I’ve been quite following PrestoSQL since 2019. I’ve been trying to implement it in my previous workplace but unfortunately, our choice fell to Dremio. It’s very refreshing that the dev decided to rebrand it as Trino and use a cute space rabbit for the logo. Unlike Dremio I’ve mentioned before, Trino is a pure query engine. And since it’s just a query engine we need something more reliable for its front end. Of course, you can run SQL directly on Trino but I don’t think it’s very wise for the whole system. - “SQL Frontend” is using Hue.

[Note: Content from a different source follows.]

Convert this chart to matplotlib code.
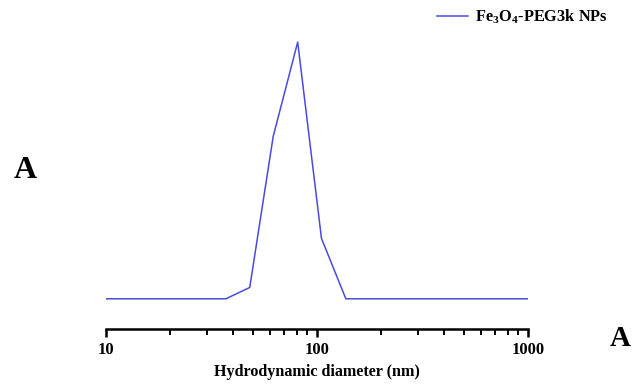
import matplotlib
matplotlib.use("Agg")
import matplotlib.pyplot as plt
from matplotlib.ticker import LogLocator, NullFormatter, FixedLocator, FixedFormatter

# Data
diameter_nm = [10, 37, 48, 62, 81, 105, 137, 1000]
intensity = [0, 0, 1.5, 21.5, 34, 8.0, 0, 0]
series_label = r"Fe$_3$O$_4$-PEG3k NPs"
x_ticks = [10, 100, 1000]
x_tick_labels = ["10", "100", "1000"]

plt.rcParams['font.family'] = ['Liberation Serif', 'DejaVu Serif']
plt.rcParams['mathtext.fontset'] = 'custom'
plt.rcParams['mathtext.rm'] = 'Liberation Serif:bold'
plt.rcParams['mathtext.it'] = 'Liberation Serif:bold'
plt.rcParams['mathtext.bf'] = 'Liberation Serif:bold'

W, H = 636, 390
fig = plt.figure(figsize=(W / 100, H / 100), dpi=100)
left, right, top, bottom = 106, 528, 30, 329
ax = fig.add_axes([left / W, 1 - bottom / H, (right - left) / W, (bottom - top) / H])

ax.plot(diameter_nm, intensity, color='#4a4ae0', lw=1.1)
ax.set_xscale('log')
ax.set_xlim(10, 1000)
ax.set_ylim(-4.0, 35.6)

for s in ['top', 'right', 'left']:
    ax.spines[s].set_visible(False)
ax.spines['bottom'].set_linewidth(1.8)
ax.set_yticks([])

ax.xaxis.set_major_locator(FixedLocator(x_ticks))
ax.xaxis.set_major_formatter(FixedFormatter(x_tick_labels))
ax.xaxis.set_minor_locator(LogLocator(base=10, subs=range(2, 10)))
ax.xaxis.set_minor_formatter(NullFormatter())
ax.tick_params(axis='x', which='major', direction='out', length=6, width=1.8,
               labelsize=12, pad=3)
ax.tick_params(axis='x', which='minor', direction='out', length=4, width=1.4)
for lbl in ax.get_xticklabels():
    lbl.set_fontweight('bold')

ax.set_xlabel("Hydrodynamic diameter (nm)", fontsize=11.6, fontweight='bold', labelpad=5)

leg = fig.legend([ax.lines[0]], [series_label], loc='upper left',
                 bbox_to_anchor=(437 / W, 1 - 8 / H), frameon=False,
                 borderpad=0, borderaxespad=0,
                 prop={'size': 11.8, 'weight': 'bold'}, handlelength=1.9,
                 handletextpad=0.4)

fig.text(25 / W, 1 - 171 / H, "A", fontsize=23, fontweight='bold', ha='center', va='center')
fig.text(620 / W, 1 - 338 / H, "A", fontsize=21, fontweight='bold', ha='center', va='center')

fig.savefig("out.png", dpi=100)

Hue has been around for a quite long time and if I’m not mistaken it’s the oldest stack used in this dream data platform. It’s a very mature web-based SQL editor (or what they call SQL assistant) primarily used for the Hadoop ecosystem before and expanded to get more and more connectors so it can connect to any type of database or query engine. As a matured application, its display may not really have a “modern touch” but it really does its job and the project is very alive and fully maintained. - “BI Platform” is using Superset.
Most data visualization software mostly comes with hefty price tags as they were very crucial in decision making. This doesn’t stop the open-source community to build something for the community. Thus comes the Superset to save the community from hefty price tags. The superset is very powerful, customizable, and more importantly strong community support. They may be “free”, but you need a team of engineers to deploy and maintain them. If you need a ready-to-use version of Superset, you may subscribe to their premium service. Don’t worry, it’s still relatively cheap compared to the more popular options for visualization.
I really dreamed that, along with my team, I can fully implement it in my current workplace.